In 2010, newly married and having just quit a 10-year job as a reporter in Palm Springs, the author took a relatively low-budget trip to places her mother, who was suffering the late stages of Alzheimer's disease, had always wanted to see and others that were on her own bucket list. The first couple weeks were a sort of honeymoon, with Downs and her husband, Jason, staying in Peru at a freezing-cold hostel, facing dangers while climbing the Inca Trail, and getting attacked by mosquitoes in the Amazon rainforest. Then Jason returned to work, leaving Downs to make her way through South America, Africa, and Asia, sometimes on her own and other times with companions she met along the way—and often without internet or phone access to communicate with her family and friends. She often paid for her food and lodging by volunteering or working, sometimes teaching English and one time working as a DJ playing American country music in Uganda.
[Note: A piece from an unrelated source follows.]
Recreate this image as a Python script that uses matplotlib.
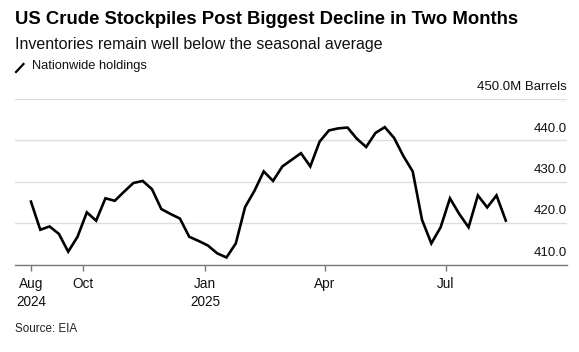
import matplotlib
matplotlib.use("Agg")
import matplotlib.pyplot as plt
from matplotlib.lines import Line2D
import pandas as pd

plt.rcParams['font.family'] = ['Liberation Sans', 'DejaVu Sans']

# weekly stockpiles, million barrels
dates = pd.date_range('2024-08-23', '2025-08-15', freq='7D')
holdings = [425.2, 418.4, 419.2, 417.4, 413.1, 416.7, 422.6, 420.6, 426.0, 425.4,
            427.6, 429.7, 430.2, 428.2, 423.4, 422.2, 421.1, 416.7, 415.7, 414.6,
            412.7, 411.7, 415.1, 423.9, 427.8, 432.5, 430.2, 433.7, 435.3, 436.9,
            433.7, 439.7, 442.4, 442.9, 443.1, 440.4, 438.4, 441.8, 443.2, 440.6,
            436.2, 432.5, 420.8, 415.1, 419.0, 426.0, 422.2, 419.0, 426.7, 423.8,
            426.7, 420.6]

tick_dates = pd.to_datetime(['2024-08-23', '2024-10-01', '2025-01-01', '2025-04-01', '2025-07-01'])
tick_labels = ['Aug\n2024', 'Oct', 'Jan\n2025', 'Apr', 'Jul']
y_ticks = [410, 420, 430, 440, 450]
y_labels = ['410.0', '420.0', '430.0', '440.0', '450.0M Barrels']

W, H = 579, 352
fig = plt.figure(figsize=(W / 100, H / 100), dpi=100)
ax = fig.add_axes([15 / W, (H - 264.5) / H, 552 / W, 165.5 / H])

ax.plot(dates, holdings, color='black', lw=1.9, solid_joinstyle='miter', zorder=3)

ax.set_xlim(pd.Timestamp('2024-08-11'), pd.Timestamp('2025-09-30'))
ax.set_ylim(410, 450)

for s in ['top', 'right', 'left']:
    ax.spines[s].set_visible(False)
ax.spines['bottom'].set_color('#7a7a7a')
ax.spines['bottom'].set_linewidth(1.0)

ax.set_yticks(y_ticks)
ax.set_yticklabels([])
ax.tick_params(axis='y', length=0)
ax.grid(axis='y', color='#dedede', lw=1.0)
for v, lab in zip(y_ticks, y_labels):
    ax.annotate(lab, xy=(1, v), xycoords=('axes fraction', 'data'),
                xytext=(0, 8.5), textcoords='offset points',
                ha='right', va='center', fontsize=9.5, color='#111111')

ax.set_xticks(tick_dates)
ax.set_xticklabels(tick_labels, fontsize=9.8, color='#111111', linespacing=1.4)
for t in ax.get_xticklabels():
    t.set_verticalalignment('top')
ax.tick_params(axis='x', length=4, width=1, color='#7a7a7a', pad=5)

fig.text(15 / W, 1 - 20 / H, 'US Crude Stockpiles Post Biggest Decline in Two Months',
         fontsize=13.3, fontweight='bold', va='center', ha='left', color='black')
fig.text(15 / W, 1 - 44 / H, 'Inventories remain well below the seasonal average',
         fontsize=11.5, va='center', ha='left', color='#111111')
fig.add_artist(Line2D([16 / W, 23.5 / W], [1 - 72 / H, 1 - 64 / H], color='black', lw=1.6,
                      transform=fig.transFigure))
fig.text(32.5 / W, 1 - 66.5 / H, 'Nationwide holdings', fontsize=9.3, va='center', ha='left',
         color='#111111')
fig.text(15 / W, 1 - 329 / H, 'Source: EIA', fontsize=8.4, va='center', ha='left', color='#222222')

fig.savefig('out.png', dpi=100)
When her mother died, Downs was staying at a yoga retreat in Egypt. “Word of my mother’s death,” she writes, “spreads quickly through the dozen or so long-term residents, and they rush to take on some of my pain.” She returned home for the funeral and then set off again. At multiple points, the author seems to be trying to assure herself that her travel is truly for her mother and not a form of escape. Recounting a whitewater rafting trip on the Nile, she writes, “I knew she would take chances if she had the opportunity. I have to do this, because she cannot.” Downs has a fluid, conversational writing style, zooming in to particular anecdotes that illuminate her experience rather than trying to cover the entire year. While the segments devoted to her mother and her disease are integrated rather awkwardly into the narrative, the travel sections are compelling and lively.
A poignant tale of connection and disconnection through travel.